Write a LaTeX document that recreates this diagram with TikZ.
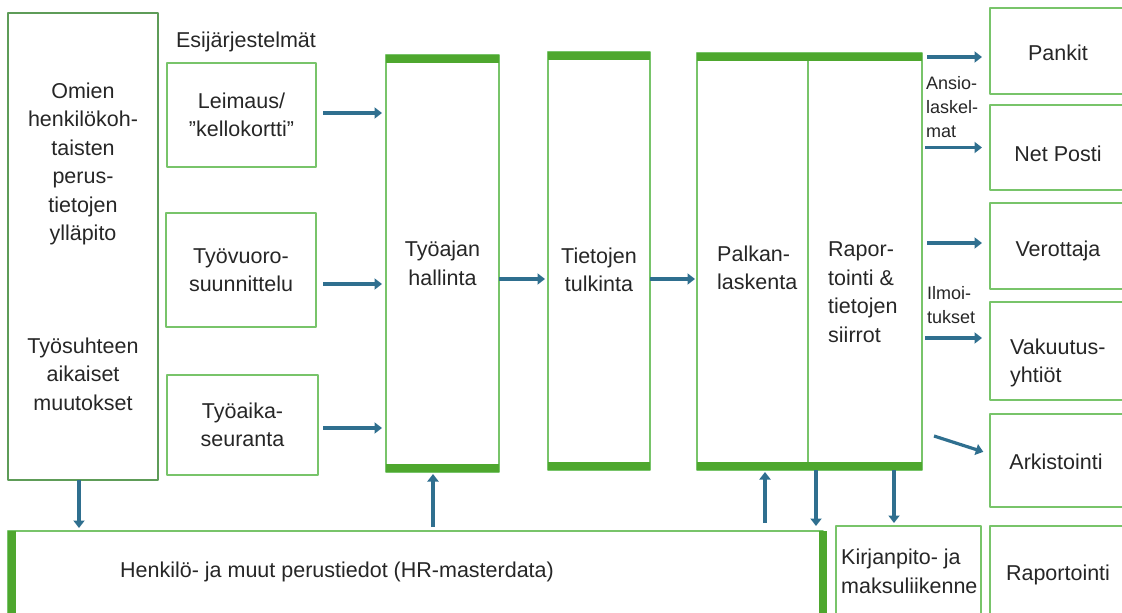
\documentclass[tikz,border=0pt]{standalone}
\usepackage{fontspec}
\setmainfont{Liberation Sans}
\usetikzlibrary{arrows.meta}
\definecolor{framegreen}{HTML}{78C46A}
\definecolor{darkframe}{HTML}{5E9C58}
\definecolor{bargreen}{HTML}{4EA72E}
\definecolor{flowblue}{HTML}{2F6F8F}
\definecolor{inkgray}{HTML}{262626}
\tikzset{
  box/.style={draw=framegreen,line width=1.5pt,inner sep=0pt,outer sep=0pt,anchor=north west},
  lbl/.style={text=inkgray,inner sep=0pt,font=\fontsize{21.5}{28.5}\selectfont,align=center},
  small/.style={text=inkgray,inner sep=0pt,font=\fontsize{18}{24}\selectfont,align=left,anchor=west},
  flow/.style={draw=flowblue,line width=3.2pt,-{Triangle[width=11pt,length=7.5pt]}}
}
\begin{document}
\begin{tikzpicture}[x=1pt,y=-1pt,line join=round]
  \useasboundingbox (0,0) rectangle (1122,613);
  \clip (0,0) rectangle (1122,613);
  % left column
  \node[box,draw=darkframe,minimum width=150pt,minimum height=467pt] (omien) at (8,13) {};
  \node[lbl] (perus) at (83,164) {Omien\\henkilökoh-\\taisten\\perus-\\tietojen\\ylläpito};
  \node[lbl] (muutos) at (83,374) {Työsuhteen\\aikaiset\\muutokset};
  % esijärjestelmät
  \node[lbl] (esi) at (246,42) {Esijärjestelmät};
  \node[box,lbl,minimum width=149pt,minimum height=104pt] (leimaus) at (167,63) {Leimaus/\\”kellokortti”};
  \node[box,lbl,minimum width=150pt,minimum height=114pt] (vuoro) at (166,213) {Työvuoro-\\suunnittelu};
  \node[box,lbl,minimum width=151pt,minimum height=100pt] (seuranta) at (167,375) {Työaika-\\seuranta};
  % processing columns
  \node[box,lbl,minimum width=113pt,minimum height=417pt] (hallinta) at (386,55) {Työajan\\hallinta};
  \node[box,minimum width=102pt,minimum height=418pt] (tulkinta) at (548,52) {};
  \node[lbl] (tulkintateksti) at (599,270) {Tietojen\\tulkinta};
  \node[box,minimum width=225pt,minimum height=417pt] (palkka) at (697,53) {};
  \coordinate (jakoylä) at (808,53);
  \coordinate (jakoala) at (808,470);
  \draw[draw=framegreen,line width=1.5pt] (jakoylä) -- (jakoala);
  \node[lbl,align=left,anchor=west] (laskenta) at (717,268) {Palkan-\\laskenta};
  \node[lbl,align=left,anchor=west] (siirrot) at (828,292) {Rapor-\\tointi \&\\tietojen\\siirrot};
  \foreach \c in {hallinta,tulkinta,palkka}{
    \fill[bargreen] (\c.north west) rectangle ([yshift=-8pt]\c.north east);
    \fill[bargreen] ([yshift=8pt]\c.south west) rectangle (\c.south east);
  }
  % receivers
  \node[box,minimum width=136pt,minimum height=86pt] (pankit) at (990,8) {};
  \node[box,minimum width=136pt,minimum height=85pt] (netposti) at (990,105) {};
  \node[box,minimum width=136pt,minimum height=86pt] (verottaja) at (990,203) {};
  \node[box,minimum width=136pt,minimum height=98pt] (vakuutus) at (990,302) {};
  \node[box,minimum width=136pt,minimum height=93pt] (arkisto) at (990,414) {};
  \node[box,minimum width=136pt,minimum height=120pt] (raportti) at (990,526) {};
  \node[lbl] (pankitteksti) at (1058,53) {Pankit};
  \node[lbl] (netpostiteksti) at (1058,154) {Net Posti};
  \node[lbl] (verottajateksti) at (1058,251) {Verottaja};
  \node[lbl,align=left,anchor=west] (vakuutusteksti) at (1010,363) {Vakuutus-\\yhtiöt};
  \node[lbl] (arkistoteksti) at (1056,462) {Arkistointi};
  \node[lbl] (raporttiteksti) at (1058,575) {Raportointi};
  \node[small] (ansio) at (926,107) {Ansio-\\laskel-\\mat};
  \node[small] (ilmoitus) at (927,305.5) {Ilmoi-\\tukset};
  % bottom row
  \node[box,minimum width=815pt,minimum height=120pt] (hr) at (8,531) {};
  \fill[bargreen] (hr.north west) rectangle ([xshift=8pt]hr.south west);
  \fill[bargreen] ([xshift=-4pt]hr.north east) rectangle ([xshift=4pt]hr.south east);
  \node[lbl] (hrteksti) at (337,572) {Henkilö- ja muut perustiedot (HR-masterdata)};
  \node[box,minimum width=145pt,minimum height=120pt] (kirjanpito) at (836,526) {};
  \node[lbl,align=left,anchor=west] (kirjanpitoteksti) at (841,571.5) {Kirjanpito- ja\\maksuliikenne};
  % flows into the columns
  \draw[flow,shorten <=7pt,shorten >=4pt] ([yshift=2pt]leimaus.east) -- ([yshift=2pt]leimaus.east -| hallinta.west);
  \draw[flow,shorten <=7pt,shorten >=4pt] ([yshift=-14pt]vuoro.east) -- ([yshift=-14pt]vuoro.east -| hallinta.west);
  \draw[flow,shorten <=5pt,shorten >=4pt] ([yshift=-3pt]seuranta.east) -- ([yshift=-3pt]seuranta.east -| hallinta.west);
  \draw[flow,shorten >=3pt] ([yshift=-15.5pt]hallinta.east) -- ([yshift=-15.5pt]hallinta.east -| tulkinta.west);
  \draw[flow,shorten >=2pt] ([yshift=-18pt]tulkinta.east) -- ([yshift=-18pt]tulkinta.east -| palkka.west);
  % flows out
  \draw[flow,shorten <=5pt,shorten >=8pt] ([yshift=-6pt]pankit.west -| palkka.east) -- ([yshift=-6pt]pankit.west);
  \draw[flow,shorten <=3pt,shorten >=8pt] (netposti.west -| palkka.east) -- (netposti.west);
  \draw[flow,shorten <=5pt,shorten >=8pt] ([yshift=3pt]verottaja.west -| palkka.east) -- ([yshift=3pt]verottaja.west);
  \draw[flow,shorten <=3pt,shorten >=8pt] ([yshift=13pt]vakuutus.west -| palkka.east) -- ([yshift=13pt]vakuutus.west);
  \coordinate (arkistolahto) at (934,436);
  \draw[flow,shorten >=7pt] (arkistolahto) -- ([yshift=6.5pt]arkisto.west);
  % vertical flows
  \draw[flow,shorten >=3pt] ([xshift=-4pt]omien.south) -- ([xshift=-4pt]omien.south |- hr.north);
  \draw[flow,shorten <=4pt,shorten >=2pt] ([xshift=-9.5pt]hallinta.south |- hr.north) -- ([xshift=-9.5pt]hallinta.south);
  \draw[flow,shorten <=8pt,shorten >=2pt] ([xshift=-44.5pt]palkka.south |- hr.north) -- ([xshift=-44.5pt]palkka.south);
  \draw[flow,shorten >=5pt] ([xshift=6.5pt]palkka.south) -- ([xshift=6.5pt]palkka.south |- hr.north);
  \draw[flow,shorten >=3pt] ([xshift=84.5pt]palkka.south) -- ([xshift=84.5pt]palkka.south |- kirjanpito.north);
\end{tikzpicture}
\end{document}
★ ★ ★ ★
• [CHALLENGE]: Reproduce the whole listing word for word, setting aside any pictures.

• [WRITTEN SOLUTION]:
Write a LaTeX document that recreates this diagram with TikZ.
\documentclass[tikz,border=0pt]{standalone}
\usepackage{fontspec}
\setmainfont{Liberation Sans}
\usetikzlibrary{arrows.meta}
\definecolor{framegreen}{HTML}{78C46A}
\definecolor{darkframe}{HTML}{5E9C58}
\definecolor{bargreen}{HTML}{4EA72E}
\definecolor{flowblue}{HTML}{2F6F8F}
\definecolor{inkgray}{HTML}{262626}
\tikzset{
  box/.style={draw=framegreen,line width=1.5pt,inner sep=0pt,outer sep=0pt,anchor=north west},
  lbl/.style={text=inkgray,inner sep=0pt,font=\fontsize{21.5}{28.5}\selectfont,align=center},
  small/.style={text=inkgray,inner sep=0pt,font=\fontsize{18}{24}\selectfont,align=left,anchor=west},
  flow/.style={draw=flowblue,line width=3.2pt,-{Triangle[width=11pt,length=7.5pt]}}
}
\begin{document}
\begin{tikzpicture}[x=1pt,y=-1pt,line join=round]
  \useasboundingbox (0,0) rectangle (1122,613);
  \clip (0,0) rectangle (1122,613);
  % left column
  \node[box,draw=darkframe,minimum width=150pt,minimum height=467pt] (omien) at (8,13) {};
  \node[lbl] (perus) at (83,164) {Omien\\henkilökoh-\\taisten\\perus-\\tietojen\\ylläpito};
  \node[lbl] (muutos) at (83,374) {Työsuhteen\\aikaiset\\muutokset};
  % esijärjestelmät
  \node[lbl] (esi) at (246,42) {Esijärjestelmät};
  \node[box,lbl,minimum width=149pt,minimum height=104pt] (leimaus) at (167,63) {Leimaus/\\”kellokortti”};
  \node[box,lbl,minimum width=150pt,minimum height=114pt] (vuoro) at (166,213) {Työvuoro-\\suunnittelu};
  \node[box,lbl,minimum width=151pt,minimum height=100pt] (seuranta) at (167,375) {Työaika-\\seuranta};
  % processing columns
  \node[box,lbl,minimum width=113pt,minimum height=417pt] (hallinta) at (386,55) {Työajan\\hallinta};
  \node[box,minimum width=102pt,minimum height=418pt] (tulkinta) at (548,52) {};
  \node[lbl] (tulkintateksti) at (599,270) {Tietojen\\tulkinta};
  \node[box,minimum width=225pt,minimum height=417pt] (palkka) at (697,53) {};
  \coordinate (jakoylä) at (808,53);
  \coordinate (jakoala) at (808,470);
  \draw[draw=framegreen,line width=1.5pt] (jakoylä) -- (jakoala);
  \node[lbl,align=left,anchor=west] (laskenta) at (717,268) {Palkan-\\laskenta};
  \node[lbl,align=left,anchor=west] (siirrot) at (828,292) {Rapor-\\tointi \&\\tietojen\\siirrot};
  \foreach \c in {hallinta,tulkinta,palkka}{
    \fill[bargreen] (\c.north west) rectangle ([yshift=-8pt]\c.north east);
    \fill[bargreen] ([yshift=8pt]\c.south west) rectangle (\c.south east);
  }
  % receivers
  \node[box,minimum width=136pt,minimum height=86pt] (pankit) at (990,8) {};
  \node[box,minimum width=136pt,minimum height=85pt] (netposti) at (990,105) {};
  \node[box,minimum width=136pt,minimum height=86pt] (verottaja) at (990,203) {};
  \node[box,minimum width=136pt,minimum height=98pt] (vakuutus) at (990,302) {};
  \node[box,minimum width=136pt,minimum height=93pt] (arkisto) at (990,414) {};
  \node[box,minimum width=136pt,minimum height=120pt] (raportti) at (990,526) {};
  \node[lbl] (pankitteksti) at (1058,53) {Pankit};
  \node[lbl] (netpostiteksti) at (1058,154) {Net Posti};
  \node[lbl] (verottajateksti) at (1058,251) {Verottaja};
  \node[lbl,align=left,anchor=west] (vakuutusteksti) at (1010,363) {Vakuutus-\\yhtiöt};
  \node[lbl] (arkistoteksti) at (1056,462) {Arkistointi};
  \node[lbl] (raporttiteksti) at (1058,575) {Raportointi};
  \node[small] (ansio) at (926,107) {Ansio-\\laskel-\\mat};
  \node[small] (ilmoitus) at (927,305.5) {Ilmoi-\\tukset};
  % bottom row
  \node[box,minimum width=815pt,minimum height=120pt] (hr) at (8,531) {};
  \fill[bargreen] (hr.north west) rectangle ([xshift=8pt]hr.south west);
  \fill[bargreen] ([xshift=-4pt]hr.north east) rectangle ([xshift=4pt]hr.south east);
  \node[lbl] (hrteksti) at (337,572) {Henkilö- ja muut perustiedot (HR-masterdata)};
  \node[box,minimum width=145pt,minimum height=120pt] (kirjanpito) at (836,526) {};
  \node[lbl,align=left,anchor=west] (kirjanpitoteksti) at (841,571.5) {Kirjanpito- ja\\maksuliikenne};
  % flows into the columns
  \draw[flow,shorten <=7pt,shorten >=4pt] ([yshift=2pt]leimaus.east) -- ([yshift=2pt]leimaus.east -| hallinta.west);
  \draw[flow,shorten <=7pt,shorten >=4pt] ([yshift=-14pt]vuoro.east) -- ([yshift=-14pt]vuoro.east -| hallinta.west);
  \draw[flow,shorten <=5pt,shorten >=4pt] ([yshift=-3pt]seuranta.east) -- ([yshift=-3pt]seuranta.east -| hallinta.west);
  \draw[flow,shorten >=3pt] ([yshift=-15.5pt]hallinta.east) -- ([yshift=-15.5pt]hallinta.east -| tulkinta.west);
  \draw[flow,shorten >=2pt] ([yshift=-18pt]tulkinta.east) -- ([yshift=-18pt]tulkinta.east -| palkka.west);
  % flows out
  \draw[flow,shorten <=5pt,shorten >=8pt] ([yshift=-6pt]pankit.west -| palkka.east) -- ([yshift=-6pt]pankit.west);
  \draw[flow,shorten <=3pt,shorten >=8pt] (netposti.west -| palkka.east) -- (netposti.west);
  \draw[flow,shorten <=5pt,shorten >=8pt] ([yshift=3pt]verottaja.west -| palkka.east) -- ([yshift=3pt]verottaja.west);
  \draw[flow,shorten <=3pt,shorten >=8pt] ([yshift=13pt]vakuutus.west -| palkka.east) -- ([yshift=13pt]vakuutus.west);
  \coordinate (arkistolahto) at (934,436);
  \draw[flow,shorten >=7pt] (arkistolahto) -- ([yshift=6.5pt]arkisto.west);
  % vertical flows
  \draw[flow,shorten >=3pt] ([xshift=-4pt]omien.south) -- ([xshift=-4pt]omien.south |- hr.north);
  \draw[flow,shorten <=4pt,shorten >=2pt] ([xshift=-9.5pt]hallinta.south |- hr.north) -- ([xshift=-9.5pt]hallinta.south);
  \draw[flow,shorten <=8pt,shorten >=2pt] ([xshift=-44.5pt]palkka.south |- hr.north) -- ([xshift=-44.5pt]palkka.south);
  \draw[flow,shorten >=5pt] ([xshift=6.5pt]palkka.south) -- ([xshift=6.5pt]palkka.south |- hr.north);
  \draw[flow,shorten >=3pt] ([xshift=84.5pt]palkka.south) -- ([xshift=84.5pt]palkka.south |- kirjanpito.north);
\end{tikzpicture}
\end{document}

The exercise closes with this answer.